Given request
Using the listing below, output only the lines from the one that contains "What React, TypeScript" through the one that contains "const LH = 29.5;", inclusive, exactly as given and without images.

::: Dataset entries :::

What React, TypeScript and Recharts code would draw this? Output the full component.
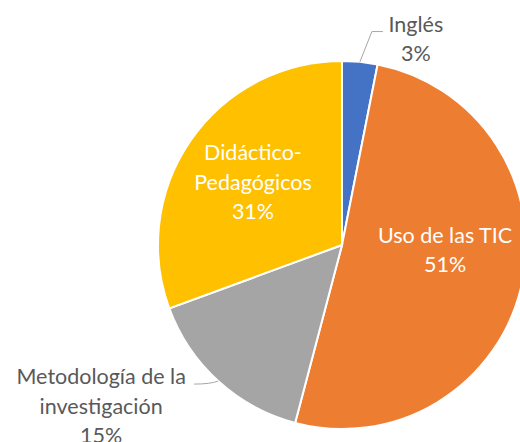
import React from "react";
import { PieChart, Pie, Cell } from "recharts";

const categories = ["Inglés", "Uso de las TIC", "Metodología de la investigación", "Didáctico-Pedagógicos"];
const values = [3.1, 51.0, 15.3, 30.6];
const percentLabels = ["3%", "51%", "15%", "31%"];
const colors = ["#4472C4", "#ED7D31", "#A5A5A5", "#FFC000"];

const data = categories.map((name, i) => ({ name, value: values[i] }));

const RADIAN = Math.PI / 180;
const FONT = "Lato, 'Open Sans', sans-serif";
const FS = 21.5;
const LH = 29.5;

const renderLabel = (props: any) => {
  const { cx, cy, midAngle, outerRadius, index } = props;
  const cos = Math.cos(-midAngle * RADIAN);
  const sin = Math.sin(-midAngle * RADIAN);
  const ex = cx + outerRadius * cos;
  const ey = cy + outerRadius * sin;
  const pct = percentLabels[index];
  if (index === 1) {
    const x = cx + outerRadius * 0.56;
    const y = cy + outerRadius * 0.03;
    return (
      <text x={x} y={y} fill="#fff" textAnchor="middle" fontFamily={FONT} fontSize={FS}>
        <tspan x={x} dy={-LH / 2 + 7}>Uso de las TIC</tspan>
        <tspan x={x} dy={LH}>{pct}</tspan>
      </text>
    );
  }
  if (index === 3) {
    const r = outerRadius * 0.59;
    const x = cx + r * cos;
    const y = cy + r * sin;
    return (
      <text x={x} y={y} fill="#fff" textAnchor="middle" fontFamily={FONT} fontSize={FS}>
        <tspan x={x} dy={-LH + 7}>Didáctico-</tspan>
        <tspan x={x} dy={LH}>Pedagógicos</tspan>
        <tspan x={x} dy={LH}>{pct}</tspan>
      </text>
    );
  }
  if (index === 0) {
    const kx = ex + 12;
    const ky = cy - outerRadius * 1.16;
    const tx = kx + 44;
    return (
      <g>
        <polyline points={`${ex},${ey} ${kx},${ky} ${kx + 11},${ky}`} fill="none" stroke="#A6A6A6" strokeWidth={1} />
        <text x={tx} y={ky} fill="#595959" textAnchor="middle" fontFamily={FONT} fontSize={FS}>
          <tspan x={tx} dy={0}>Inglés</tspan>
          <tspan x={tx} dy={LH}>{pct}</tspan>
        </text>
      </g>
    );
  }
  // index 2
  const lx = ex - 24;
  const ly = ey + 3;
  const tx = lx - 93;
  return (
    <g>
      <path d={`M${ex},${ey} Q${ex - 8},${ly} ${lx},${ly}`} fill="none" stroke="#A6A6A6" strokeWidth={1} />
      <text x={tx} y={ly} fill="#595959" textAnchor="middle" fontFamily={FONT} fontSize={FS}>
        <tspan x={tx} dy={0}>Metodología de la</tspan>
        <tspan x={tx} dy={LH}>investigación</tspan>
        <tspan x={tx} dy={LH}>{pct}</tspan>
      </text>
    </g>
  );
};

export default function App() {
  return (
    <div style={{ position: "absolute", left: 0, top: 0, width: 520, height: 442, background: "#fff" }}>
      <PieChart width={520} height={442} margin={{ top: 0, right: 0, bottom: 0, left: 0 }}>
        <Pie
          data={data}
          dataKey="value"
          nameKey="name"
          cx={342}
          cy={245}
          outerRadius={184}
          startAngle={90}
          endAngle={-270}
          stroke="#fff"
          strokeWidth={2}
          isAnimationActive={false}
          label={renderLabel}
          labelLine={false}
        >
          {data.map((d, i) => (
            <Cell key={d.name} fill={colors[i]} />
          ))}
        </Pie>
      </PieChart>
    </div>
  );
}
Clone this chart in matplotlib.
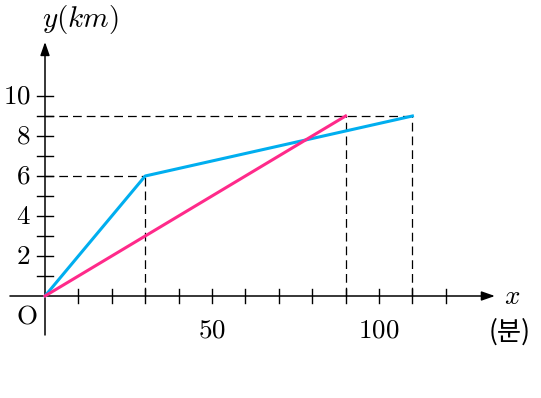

:::
::: Dataset entries :::

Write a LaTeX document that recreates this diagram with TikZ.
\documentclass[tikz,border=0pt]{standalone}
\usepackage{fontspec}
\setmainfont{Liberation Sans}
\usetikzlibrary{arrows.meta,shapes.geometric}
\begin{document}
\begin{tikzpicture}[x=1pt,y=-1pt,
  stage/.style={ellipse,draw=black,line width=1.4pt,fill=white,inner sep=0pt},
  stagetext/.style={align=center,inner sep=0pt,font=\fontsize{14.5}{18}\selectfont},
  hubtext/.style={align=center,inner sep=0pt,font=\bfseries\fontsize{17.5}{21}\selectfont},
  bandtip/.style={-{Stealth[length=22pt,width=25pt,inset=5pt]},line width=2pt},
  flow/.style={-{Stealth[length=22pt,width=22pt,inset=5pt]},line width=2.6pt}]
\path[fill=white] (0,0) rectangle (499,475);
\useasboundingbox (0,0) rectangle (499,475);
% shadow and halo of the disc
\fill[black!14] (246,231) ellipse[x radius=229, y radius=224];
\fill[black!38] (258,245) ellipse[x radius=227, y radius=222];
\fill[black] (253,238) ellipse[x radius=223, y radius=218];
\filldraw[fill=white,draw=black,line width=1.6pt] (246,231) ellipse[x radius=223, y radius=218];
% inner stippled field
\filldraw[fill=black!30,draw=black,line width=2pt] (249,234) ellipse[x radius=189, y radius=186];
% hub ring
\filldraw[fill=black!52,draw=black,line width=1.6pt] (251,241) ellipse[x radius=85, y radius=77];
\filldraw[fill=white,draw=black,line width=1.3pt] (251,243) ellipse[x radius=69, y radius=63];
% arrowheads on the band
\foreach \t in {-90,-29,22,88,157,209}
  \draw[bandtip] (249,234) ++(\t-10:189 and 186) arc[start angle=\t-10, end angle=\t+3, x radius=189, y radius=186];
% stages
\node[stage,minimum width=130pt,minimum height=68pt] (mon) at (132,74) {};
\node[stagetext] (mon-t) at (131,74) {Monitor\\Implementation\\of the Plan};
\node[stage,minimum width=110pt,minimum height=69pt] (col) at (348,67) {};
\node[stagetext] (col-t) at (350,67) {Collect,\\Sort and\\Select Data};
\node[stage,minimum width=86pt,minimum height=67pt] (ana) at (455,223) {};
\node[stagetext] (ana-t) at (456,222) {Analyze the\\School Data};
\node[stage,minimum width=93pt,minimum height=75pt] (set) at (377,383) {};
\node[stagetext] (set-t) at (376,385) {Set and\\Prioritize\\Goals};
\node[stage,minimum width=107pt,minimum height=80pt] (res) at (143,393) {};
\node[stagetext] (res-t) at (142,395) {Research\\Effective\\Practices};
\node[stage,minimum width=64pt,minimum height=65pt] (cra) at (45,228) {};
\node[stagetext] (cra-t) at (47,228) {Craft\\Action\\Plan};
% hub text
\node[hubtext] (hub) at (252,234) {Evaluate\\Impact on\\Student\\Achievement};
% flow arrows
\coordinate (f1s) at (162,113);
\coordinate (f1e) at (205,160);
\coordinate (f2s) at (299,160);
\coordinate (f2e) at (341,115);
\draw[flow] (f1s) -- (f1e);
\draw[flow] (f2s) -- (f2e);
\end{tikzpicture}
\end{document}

:::
::: Dataset entries :::

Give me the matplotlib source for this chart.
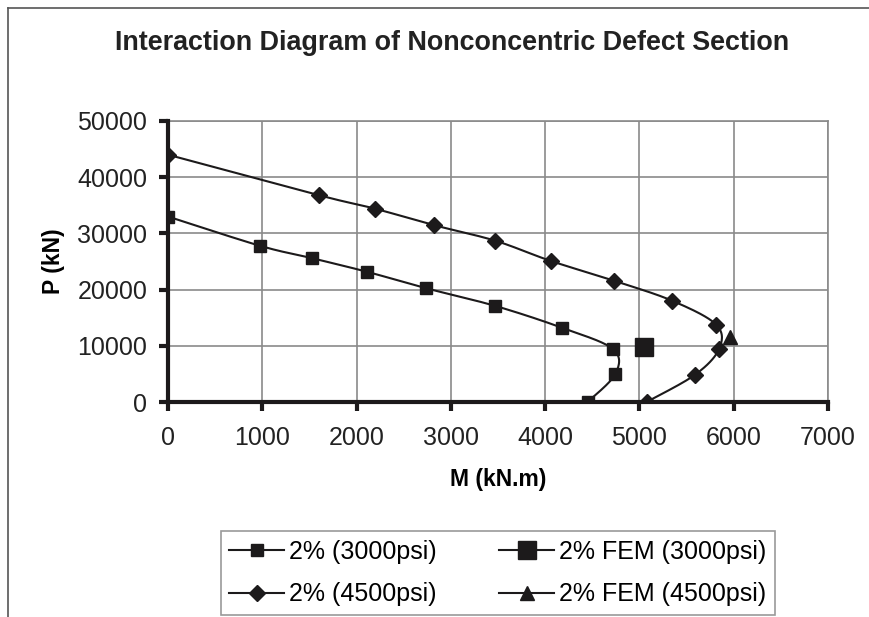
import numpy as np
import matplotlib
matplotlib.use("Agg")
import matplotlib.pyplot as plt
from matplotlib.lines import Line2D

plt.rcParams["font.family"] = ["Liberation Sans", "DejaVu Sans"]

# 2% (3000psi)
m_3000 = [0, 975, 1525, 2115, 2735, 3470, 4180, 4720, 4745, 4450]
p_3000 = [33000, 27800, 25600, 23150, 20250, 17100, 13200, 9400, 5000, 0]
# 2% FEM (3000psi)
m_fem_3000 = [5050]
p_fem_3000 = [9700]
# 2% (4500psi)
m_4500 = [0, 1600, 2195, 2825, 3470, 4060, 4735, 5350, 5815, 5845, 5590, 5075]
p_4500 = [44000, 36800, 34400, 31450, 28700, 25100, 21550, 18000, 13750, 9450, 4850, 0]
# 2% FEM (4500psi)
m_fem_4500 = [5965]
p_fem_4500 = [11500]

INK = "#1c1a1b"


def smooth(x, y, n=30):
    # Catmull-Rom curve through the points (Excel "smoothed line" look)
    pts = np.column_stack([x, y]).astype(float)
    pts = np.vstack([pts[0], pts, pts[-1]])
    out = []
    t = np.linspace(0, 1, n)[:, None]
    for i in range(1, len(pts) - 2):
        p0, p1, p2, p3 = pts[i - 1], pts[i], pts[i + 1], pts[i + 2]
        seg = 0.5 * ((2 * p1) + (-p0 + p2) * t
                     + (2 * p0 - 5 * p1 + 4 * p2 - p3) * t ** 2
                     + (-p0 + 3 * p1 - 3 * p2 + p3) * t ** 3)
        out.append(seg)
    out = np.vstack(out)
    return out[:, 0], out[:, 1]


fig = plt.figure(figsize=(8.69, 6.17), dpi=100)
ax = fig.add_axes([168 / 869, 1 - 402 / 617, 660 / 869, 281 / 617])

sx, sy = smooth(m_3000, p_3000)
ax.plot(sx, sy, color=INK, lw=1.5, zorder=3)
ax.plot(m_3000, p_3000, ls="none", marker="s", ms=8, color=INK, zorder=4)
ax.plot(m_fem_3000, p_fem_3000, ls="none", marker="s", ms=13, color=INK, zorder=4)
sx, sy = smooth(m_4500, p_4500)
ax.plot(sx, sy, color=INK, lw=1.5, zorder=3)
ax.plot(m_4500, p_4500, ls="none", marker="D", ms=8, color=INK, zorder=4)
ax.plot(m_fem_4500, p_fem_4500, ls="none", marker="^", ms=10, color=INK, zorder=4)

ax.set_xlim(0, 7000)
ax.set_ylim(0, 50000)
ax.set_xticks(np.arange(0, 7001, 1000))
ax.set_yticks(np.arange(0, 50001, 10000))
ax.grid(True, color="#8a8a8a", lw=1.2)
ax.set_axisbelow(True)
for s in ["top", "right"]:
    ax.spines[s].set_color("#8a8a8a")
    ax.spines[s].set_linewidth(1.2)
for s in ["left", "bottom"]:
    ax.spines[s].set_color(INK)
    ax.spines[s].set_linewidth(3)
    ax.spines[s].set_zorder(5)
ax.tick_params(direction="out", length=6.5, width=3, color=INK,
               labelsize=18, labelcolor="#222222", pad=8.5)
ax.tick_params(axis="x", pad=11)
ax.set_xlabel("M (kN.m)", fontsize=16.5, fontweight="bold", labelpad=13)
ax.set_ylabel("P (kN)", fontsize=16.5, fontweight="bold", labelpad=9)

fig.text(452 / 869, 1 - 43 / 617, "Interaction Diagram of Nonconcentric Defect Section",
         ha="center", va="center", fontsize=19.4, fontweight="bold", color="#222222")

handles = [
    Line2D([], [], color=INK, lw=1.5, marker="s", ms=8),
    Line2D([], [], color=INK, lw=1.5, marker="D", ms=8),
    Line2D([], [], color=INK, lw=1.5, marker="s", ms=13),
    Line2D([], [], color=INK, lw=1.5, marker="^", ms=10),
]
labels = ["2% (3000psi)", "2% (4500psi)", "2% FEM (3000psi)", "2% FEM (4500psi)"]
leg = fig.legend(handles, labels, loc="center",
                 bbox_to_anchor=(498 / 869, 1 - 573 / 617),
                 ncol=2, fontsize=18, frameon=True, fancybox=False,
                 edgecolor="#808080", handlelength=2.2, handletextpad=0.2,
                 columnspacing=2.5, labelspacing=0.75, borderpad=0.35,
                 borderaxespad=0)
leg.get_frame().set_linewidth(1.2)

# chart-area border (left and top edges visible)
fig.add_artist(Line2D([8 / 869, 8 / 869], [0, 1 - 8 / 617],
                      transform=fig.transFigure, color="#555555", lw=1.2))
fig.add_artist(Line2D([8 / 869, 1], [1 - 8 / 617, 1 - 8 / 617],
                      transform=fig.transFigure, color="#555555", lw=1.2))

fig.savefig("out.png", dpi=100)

:::

Complete answer
What React, TypeScript and Recharts code would draw this? Output the full component.
import React from "react";
import { PieChart, Pie, Cell } from "recharts";

const categories = ["Inglés", "Uso de las TIC", "Metodología de la investigación", "Didáctico-Pedagógicos"];
const values = [3.1, 51.0, 15.3, 30.6];
const percentLabels = ["3%", "51%", "15%", "31%"];
const colors = ["#4472C4", "#ED7D31", "#A5A5A5", "#FFC000"];

const data = categories.map((name, i) => ({ name, value: values[i] }));

const RADIAN = Math.PI / 180;
const FONT = "Lato, 'Open Sans', sans-serif";
const FS = 21.5;
const LH = 29.5;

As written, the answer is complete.